SAS Principal Engineer
- Work with the Architecture Team and the Development Teams to translate company needs into infrastructure solutions that will suit those needs and requirements in terms of performance, resource usage, scalability, resilience and observability. The proposed solutions may include on premises virtualised/bare-metal, cloud or hybrid architectures and must ensure the use of Continuous Integration and Continuous Delivery, Infrastructure as Code and GitOps approaches.
- Work with the operations team to design solutions based on pipelines, scripts and playbooks to continuously reduce the human tasks required to operate the production services (toil).
- Based on the high level design (HLD) provided by the Architecture Team, work on the low level design (LLD) for the required solutions/projects. The LLD should describe how the system will be implemented, the detailed specification for each component and how they will be connected to form the system in order to meet the system’s functional and non-functional requirements. Additionally, needs to take into account the requirements of the others operations teams.
- Understand the functional and non-functional requirements of the systems, including performance, scalability, availability and security requirements.
- Identify the hardware, software and networking components that will be required to support the systems. This may include servers, storage devices, networking devices, operating systems and middleware components.
- Design the details of the overall architecture of the system, including the placement of components and the interface between them. This should take into account the HLD, the requirements of the system, as well as any constraint or limitations of the environment.
- Collaborate in the definition of the configuration of the hardware, software and networking components to meet the requirements of the system.
- Define the tests the systems to ensure that it meets the functional and non-functional requirements. In some cases may involve high availability testing, performance testing, scalability testing, security testing and other types of validation.
- Document the LLD, including the architecture, configuration, and testing results. This documentation will be used by operators to manage and maintain the system over time.
- Keep abreast of the latest advancements in technologies and broader industry trend. Stay updated on the latest developments in data center infrastructure, cloud computing, virtualization environments, hardware and storage devices while also maintaining awareness of evolving technologies in related areas such as networking, protocols, operating systems, data base, software-defined architectures and security measures. Incorporate this knowledge into the LLD process to drive innovative and comprehensive solutions that align with industry standards and leverage cross-functional synergies.
- Provisioning, operational tasks (performance, scaling, organization, routine patching, security…) and decommissioning of infrastructure services.
- Support on-call members when necessary.
- Wide experience with Unix/Linux systems (Canonical Ubuntu and Redhat/CentOS Linux) in a large-scale operations, distributed Linux production set-up. Same for Windows based set-ups.
- Experience working with OpenStack platform (COA certification is a plus).
- Experience in Kubernetes deployment and administration. CKA certification is a plus.

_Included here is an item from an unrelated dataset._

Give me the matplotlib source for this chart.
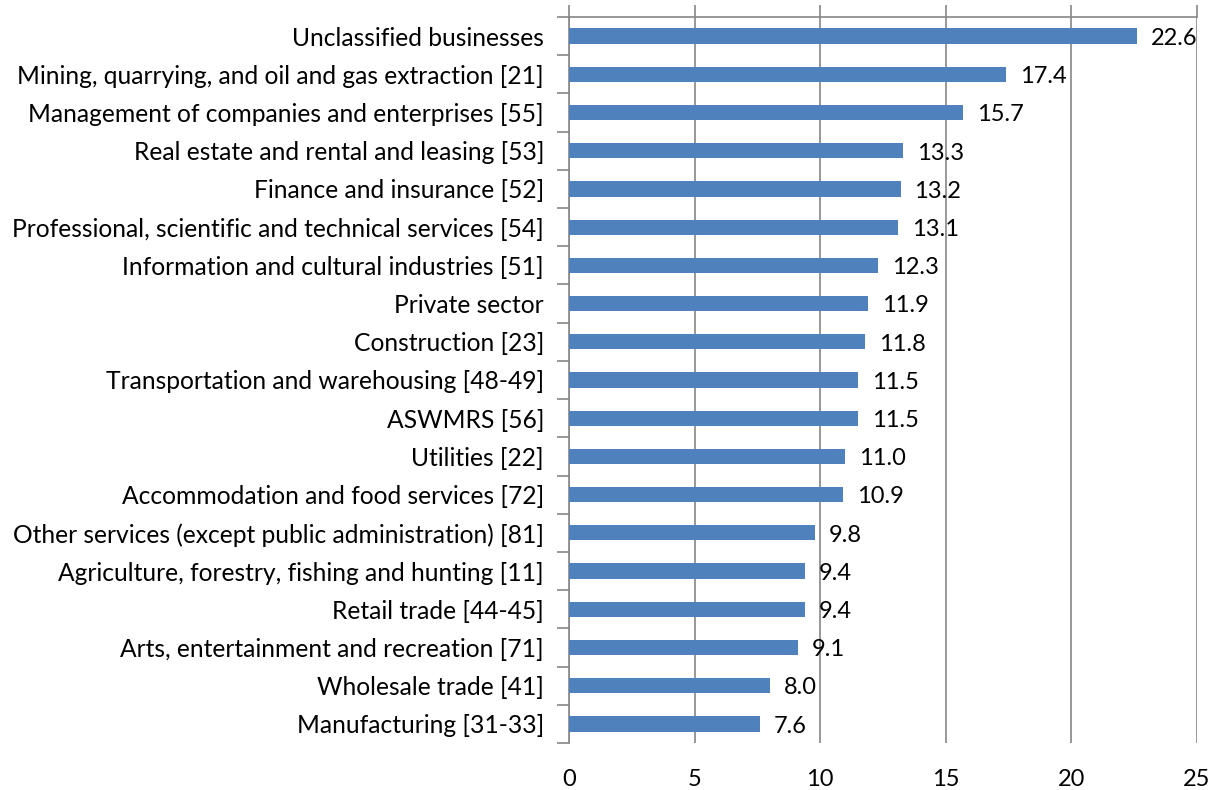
import matplotlib.pyplot as plt
import numpy as np

plt.rcParams['font.family'] = ['Lato', 'DejaVu Sans']

industries = [
    "Unclassified businesses",
    "Mining, quarrying, and oil and gas extraction [21]",
    "Management of companies and enterprises [55]",
    "Real estate and rental and leasing [53]",
    "Finance and insurance [52]",
    "Professional, scientific and technical services [54]",
    "Information and cultural industries [51]",
    "Private sector",
    "Construction [23]",
    "Transportation and warehousing [48-49]",
    "ASWMRS [56]",
    "Utilities [22]",
    "Accommodation and food services [72]",
    "Other services (except public administration) [81]",
    "Agriculture, forestry, fishing and hunting [11]",
    "Retail trade [44-45]",
    "Arts, entertainment and recreation [71]",
    "Wholesale trade [41]",
    "Manufacturing [31-33]",
]
rates = [22.6, 17.4, 15.7, 13.3, 13.2, 13.1, 12.3, 11.9, 11.8, 11.5,
         11.5, 11.0, 10.9, 9.8, 9.4, 9.4, 9.1, 8.0, 7.6]
x_ticks = [0, 5, 10, 15, 20, 25]

bar_color = '#4F81BD'
line_color = '#868686'
fs = 17.7

fig = plt.figure(figsize=(12.2, 7.9), dpi=100)
ax = fig.add_axes([0.4664, 0.0595, 0.5147, 0.919])

n = len(industries)
y = np.arange(n)
ax.barh(y, rates, height=0.4, color=bar_color, zorder=3)
for yi, v in zip(y, rates):
    ax.text(v + 0.55, yi + 0.06, f"{v:.1f}", va='center', ha='left',
            fontsize=17, color='black', zorder=4)

ax.set_ylim(n - 0.5, -0.5)
ax.set_xlim(0, 25)

# category labels on the left, ticks between categories
ax.set_yticks(y)
ax.set_yticklabels(industries, fontsize=fs)
ax.tick_params(axis='y', which='major', length=0, pad=18)
ax.set_yticks(np.arange(n + 1) - 0.5, minor=True)
ax.tick_params(axis='y', which='minor', length=9, width=1.2, color=line_color,
               direction='out')

# value gridlines, labels below, tick marks above
ax.set_xticks(x_ticks)
ax.set_xticklabels([str(t) for t in x_ticks], fontsize=17)
ax.tick_params(axis='x', which='major', bottom=False, top=True, labelbottom=True,
               length=9, width=1.2, color=line_color, direction='out', pad=10)
ax.grid(axis='x', color=line_color, linewidth=1.2, zorder=0)

for side in ['right', 'bottom']:
    ax.spines[side].set_visible(False)
for side in ['left', 'top']:
    ax.spines[side].set_color(line_color)
    ax.spines[side].set_linewidth(1.2)

fig.savefig('out.png', dpi=100)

- Experience in centralized management systems (Puppet,Canonical Landscape).
- Experience with centralized logging management tools (Splunk, ELK, Fluentd).

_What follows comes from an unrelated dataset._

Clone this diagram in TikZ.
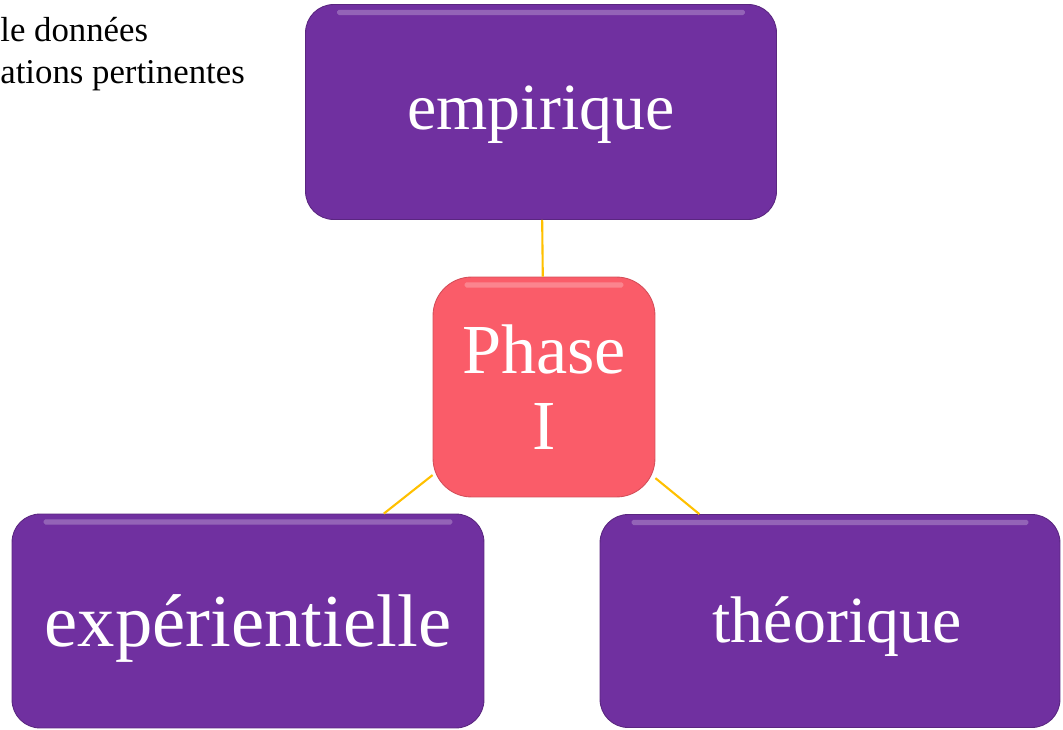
\documentclass[tikz,border=0pt]{standalone}
\usepackage{fontspec}
\setmainfont{Liberation Serif}
\usetikzlibrary{positioning}
\definecolor{mPurple}{HTML}{7030A0}
\definecolor{mRed}{HTML}{FA5C69}
\definecolor{mGold}{HTML}{FFC000}

\begin{document}
\begin{tikzpicture}[x=0.02cm, y=-0.02cm,
      gloss/.style={path picture={\fill[white, opacity=0.25, rounded corners=1pt]
          ([xshift=18pt, yshift=-3pt]path picture bounding box.north west) rectangle
          ([xshift=-18pt, yshift=-6pt]path picture bounding box.north east);}},
      pbox/.style={draw=mPurple!80!black, line width=0.5pt, fill=mPurple, rounded corners=16pt,
          text=white, inner sep=2pt, gloss},
      rbox/.style={draw=mRed!85!black, line width=0.5pt, fill=mRed, rounded corners=22pt,
          text=white, align=center, inner sep=2pt, gloss},
      link/.style={draw=mGold, line width=1.2pt}]
    \useasboundingbox (0,0) rectangle (1063,730);
    \node[anchor=base west, inner sep=0, font=\fontsize{19.8}{24}\selectfont] (l1) at (0,41) {le données};
    \node[anchor=base west, inner sep=0, font=\fontsize{19.8}{24}\selectfont] (l2) at (0,83) {ations pertinentes};
    \node[rbox, minimum width=4.44cm, minimum height=4.4cm, font=\fontsize{40}{43}\selectfont] (ph) at (544,387) {Phase\\I};
    \node[pbox, minimum width=9.42cm, minimum height=4.3cm, font=\fontsize{37.5}{40}\selectfont,
        text height=28pt, text depth=8pt] (emp) at (541,112) {empirique};
    \node[pbox, minimum width=9.44cm, minimum height=4.28cm, font=\fontsize{42.5}{44}\selectfont,
        text height=38pt, text depth=9pt] (exp) at (248,621) {expérientielle};
    \node[pbox, minimum width=9.2cm, minimum height=4.26cm, font=\fontsize{37.5}{40}\selectfont,
        text height=32pt, text depth=8pt] (the) at (830,621) {\hspace*{8pt}théorique};
    \draw[link] (ph) -- (emp);
    \draw[link] (ph) -- (exp);
    \draw[link] (ph) -- (the);
  \end{tikzpicture}
\end{document}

- Experience in using Terraform to apply Infrastructure as Code.
- Experience in automating configuration management using Ansible.

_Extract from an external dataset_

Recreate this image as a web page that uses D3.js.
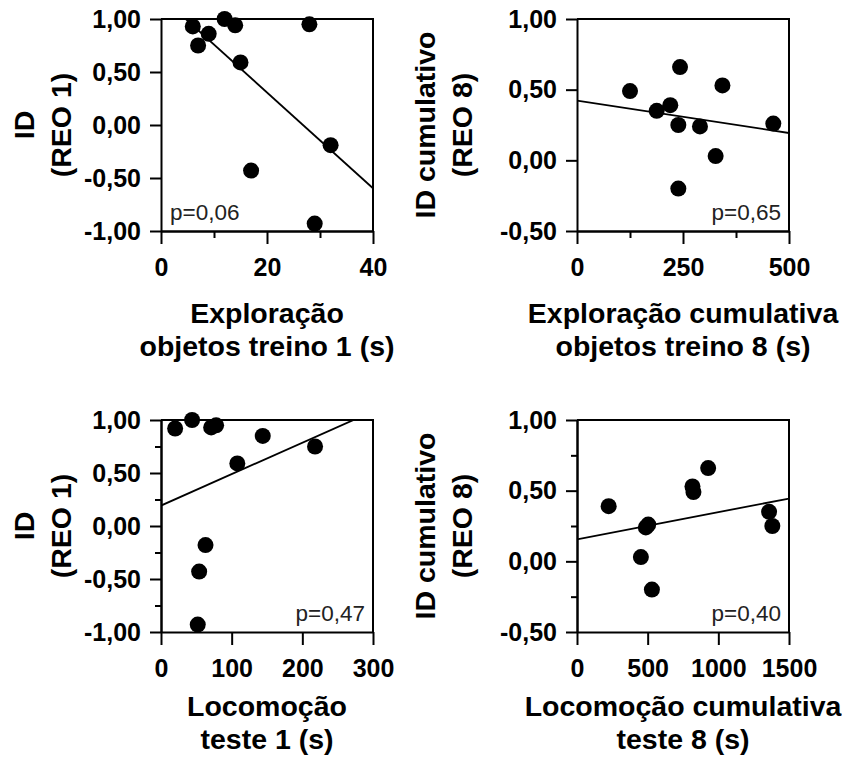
<!DOCTYPE html>
<html>
<head>
<meta charset="utf-8">
<script src="https://cdnjs.cloudflare.com/ajax/libs/d3/7.8.5/d3.min.js"></script>
<style>
    body { margin: 0; background: #ffffff; }
    svg { display: block; }
</style>
</head>
<body>
<div id="chart"></div>
<script>
// values (ID = discrimination index)
var explor1 = [6, 7, 9, 12, 14, 15, 17, 28, 29, 32];
var idExplor1 = [0.93, 0.75, 0.86, 1.00, 0.94, 0.59, -0.43, 0.95, -0.93, -0.19];

var explor8 = [125, 188, 220, 243, 239, 239, 290, 327, 343, 463];
var idExplor8 = [0.49, 0.35, 0.39, 0.66, 0.25, -0.20, 0.24, 0.03, 0.53, 0.26];

var loco1 = [20, 44, 71, 78, 108, 144, 218, 63, 54, 52];
var idLoco1 = [0.92, 1.00, 0.93, 0.95, 0.59, 0.85, 0.75, -0.18, -0.43, -0.93];

var loco8 = [224, 504, 487, 452, 530, 817, 824, 928, 1359, 1382];
var idLoco8 = [0.39, 0.26, 0.24, 0.03, -0.20, 0.53, 0.49, 0.66, 0.35, 0.25];

// tick values
var xTicksExplor1 = [0, 20, 40], xMinorExplor1 = [10, 30];
var xTicksExplor8 = [0, 250, 500], xMinorExplor8 = [125, 375];
var xTicksLoco1 = [0, 100, 200, 300];
var xTicksLoco8 = [0, 500, 1000, 1500];
var yTicksReo1 = [-1, -0.5, 0, 0.5, 1], yMinorReo1 = [-0.75, -0.25, 0.25, 0.75];
var yTicksReo8 = [-0.5, 0, 0.5, 1], yMinorReo8 = [-0.25, 0.25, 0.75];

var pValues = ["p=0,06", "p=0,65", "p=0,47", "p=0,40"];

var w = 842;
var h = 760;
var plotW = 212;
var plotH = 212;

var fontFamily = "Arial, 'Liberation Sans', sans-serif";
// 1,00 / -0,50 style labels with a plain hyphen
var comma = function (d) { return d3.format(".2f")(d).replace(".", ",").replace("\u2212", "-"); };

var panels = [
    { xs: explor1, ys: idExplor1, xDomain: [0, 40], yDomain: [-1, 1],
      xTicks: xTicksExplor1, xMinor: xMinorExplor1, yTicks: yTicksReo1, yMinor: [],
      left: 161, top: 19, p: pValues[0], pLeft: true, titleGap: 92,
      xTitle: ["Exploração", "objetos treino 1 (s)"], yTitle: ["ID", "(REO 1)"], yTitleX: 34 },
    { xs: explor8, ys: idExplor8, xDomain: [0, 500], yDomain: [-0.5, 1],
      xTicks: xTicksExplor8, xMinor: xMinorExplor8, yTicks: yTicksReo8, yMinor: [],
      left: 577, top: 19, p: pValues[1], pLeft: false, titleGap: 92,
      xTitle: ["Exploração cumulativa", "objetos treino 8 (s)"], yTitle: ["ID cumulativo", "(REO 8)"], yTitleX: 435 },
    { xs: loco1, ys: idLoco1, xDomain: [0, 300], yDomain: [-1, 1],
      xTicks: xTicksLoco1, xMinor: [], yTicks: yTicksReo1, yMinor: yMinorReo1,
      left: 161, top: 420, p: pValues[2], pLeft: false, titleGap: 84,
      xTitle: ["Locomoção", "teste 1 (s)"], yTitle: ["ID", "(REO 1)"], yTitleX: 34 },
    { xs: loco8, ys: idLoco8, xDomain: [0, 1500], yDomain: [-0.5, 1],
      xTicks: xTicksLoco8, xMinor: [], yTicks: yTicksReo8, yMinor: yMinorReo8,
      left: 577, top: 420, p: pValues[3], pLeft: false, titleGap: 84,
      xTitle: ["Locomoção cumulativa", "teste 8 (s)"], yTitle: ["ID cumulativo", "(REO 8)"], yTitleX: 435 }
];

//Create SVG element
var svg = d3.select("#chart").append("svg").attr("width", w).attr("height", h);

function leastSquares(xs, ys) {
    var mx = d3.mean(xs), my = d3.mean(ys);
    var sxy = 0, sxx = 0;
    for (var i = 0; i < xs.length; i++) {
        sxy += (xs[i] - mx) * (ys[i] - my);
        sxx += (xs[i] - mx) * (xs[i] - mx);
    }
    var slope = sxy / sxx;
    return { slope: slope, intercept: my - slope * mx };
}

function styleAxis(g, size) {
    g.attr("font-family", fontFamily).attr("font-size", size + "px").attr("font-weight", "bold");
    g.selectAll("path, line").attr("stroke", "#000").attr("stroke-width", 2);
    g.selectAll("text").attr("fill", "#000");
}

panels.forEach(function (p, k) {

    var xScale = d3.scaleLinear().domain(p.xDomain).range([0, plotW]);
    var yScale = d3.scaleLinear().domain(p.yDomain).range([plotH, 0]);

    var g = svg.append("g").attr("transform", "translate(" + p.left + "," + p.top + ")");

    g.append("clipPath").attr("id", "clip" + k)
        .append("rect").attr("width", plotW).attr("height", plotH);

    // regression line over the full x range
    var fit = leastSquares(p.xs, p.ys);
    g.append("line")
        .attr("clip-path", "url(#clip" + k + ")")
        .attr("x1", xScale(p.xDomain[0]))
        .attr("y1", yScale(fit.intercept + fit.slope * p.xDomain[0]))
        .attr("x2", xScale(p.xDomain[1]))
        .attr("y2", yScale(fit.intercept + fit.slope * p.xDomain[1]))
        .attr("stroke", "#000")
        .attr("stroke-width", 1.8);

    // frame top + right
    g.append("path")
        .attr("d", "M0,0H" + plotW + "V" + plotH)
        .attr("fill", "none")
        .attr("stroke", "#000")
        .attr("stroke-width", 2);

    // axes
    var yAxis = d3.axisLeft(yScale).tickValues(p.yTicks).tickFormat(comma)
        .tickSize(11).tickSizeOuter(0).tickPadding(9);
    g.append("g").call(yAxis).call(styleAxis, 25);

    if (p.yMinor.length) {
        g.append("g").call(d3.axisLeft(yScale).tickValues(p.yMinor).tickFormat("").tickSize(6).tickSizeOuter(0))
            .call(styleAxis, 25);
    }

    var xAxis = d3.axisBottom(xScale).tickValues(p.xTicks).tickFormat(d3.format("d"))
        .tickSize(13).tickSizeOuter(0).tickPadding(14);
    g.append("g").attr("transform", "translate(0," + plotH + ")").call(xAxis).call(styleAxis, 25);

    if (p.xMinor.length) {
        g.append("g").attr("transform", "translate(0," + plotH + ")")
            .call(d3.axisBottom(xScale).tickValues(p.xMinor).tickFormat("").tickSize(7).tickSizeOuter(0))
            .call(styleAxis, 25);
    }

    // points
    g.selectAll("circle")
        .data(p.xs)
        .enter()
        .append("circle")
        .attr("cx", function (d) { return xScale(d); })
        .attr("cy", function (d, i) { return yScale(p.ys[i]); })
        .attr("r", 8)
        .attr("fill", "#000");

    // p value
    g.append("text")
        .attr("x", p.pLeft ? 9 : plotW - 8)
        .attr("y", plotH - 11)
        .attr("text-anchor", p.pLeft ? "start" : "end")
        .attr("font-family", fontFamily)
        .attr("font-size", "22.5px")
        .attr("fill", "#222")
        .text(p.p);

    // x title
    g.selectAll(".xtitle")
        .data(p.xTitle)
        .enter()
        .append("text")
        .attr("class", "xtitle")
        .attr("x", plotW / 2)
        .attr("y", function (d, i) { return plotH + p.titleGap + i * 33; })
        .attr("text-anchor", "middle")
        .attr("font-family", fontFamily)
        .attr("font-size", "28.5px")
        .attr("font-weight", "bold")
        .text(function (d) { return d; });

    // y title
    var yt = svg.append("g")
        .attr("transform", "translate(" + p.yTitleX + "," + (p.top + plotH / 2) + ") rotate(-90)");
    yt.selectAll("text")
        .data(p.yTitle)
        .enter()
        .append("text")
        .attr("x", 0)
        .attr("y", function (d, i) { return i * 37; })
        .attr("text-anchor", "middle")
        .attr("font-family", fontFamily)
        .attr("font-size", "28.5px")
        .attr("font-weight", "bold")
        .text(function (d) { return d; });
});
</script>
</body>
</html>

- Experience in writing scripts for automating infrastructure tasks (Python, shell script…).
- Experience designing, operating, maintaining and troubleshooting Ceph clusters is a plus.
- Experience in writing automation pipelines (Argo Workflow GitHub Actions…) is a plus.
- Understanding of Continuous Integration and Continuous Deployment tools (Jenkins, Bamboo, ArgoCD, …) and practices (deployment strategies, micro-service pattern, …)
- Understanding of enterprise level virtualisation (VMware, KVM)
- Advanced knowledge of internet services and networking (DNS, email – postfix, HAProxy, …)
- Ability to think critically and systematically about the system’s requirements and how they can be met.
- Ability to create detailed and well-structured LLD documentation.
- Experienced using different design methodologies (i.e. SD, OOD, SOA, DDD, CBD, MDD, etc.).
- Knowledge of Design Frameworks (i.e. SDN, Microservices, service-oriented, containerization or event-driven architectures) and able to apply best practices to create efficient and scalable designs.
- Strong documentation skills, including the ability to use diagrams and technical writing.
- Strong Analytical and problem-solving skills. Ability to assess trade-offs, anticipate potential issues and recommend mitigation strategies.
- Strong attention to detail ensuring all essential components, configurations and specifications are accurately covered. Able to identify potential risks or oversights and ensure that the design is complete and comprehensive.
- Strong collaboration, communication, interpersonal skills and ability to work with cross-functional teams, stakeholders and subject matter experts. Ability to actively participate in discussions, understand requirements and communicate design decisions effectively.
- Strong time management skills in handling multiple design project simultaneously. Able to prioritize tasks effectively, meet deadlines and manage the workload efficiently.
- Experience guiding and mentoring junior engineers, conduction knowledge-sharing sessions or providing technical leadership in design-related initiatives.
- Experience working in an ITIL based organization.
Job Category: IT Opeations
Job Type: Full Time
Job Location: Malaga, Madrid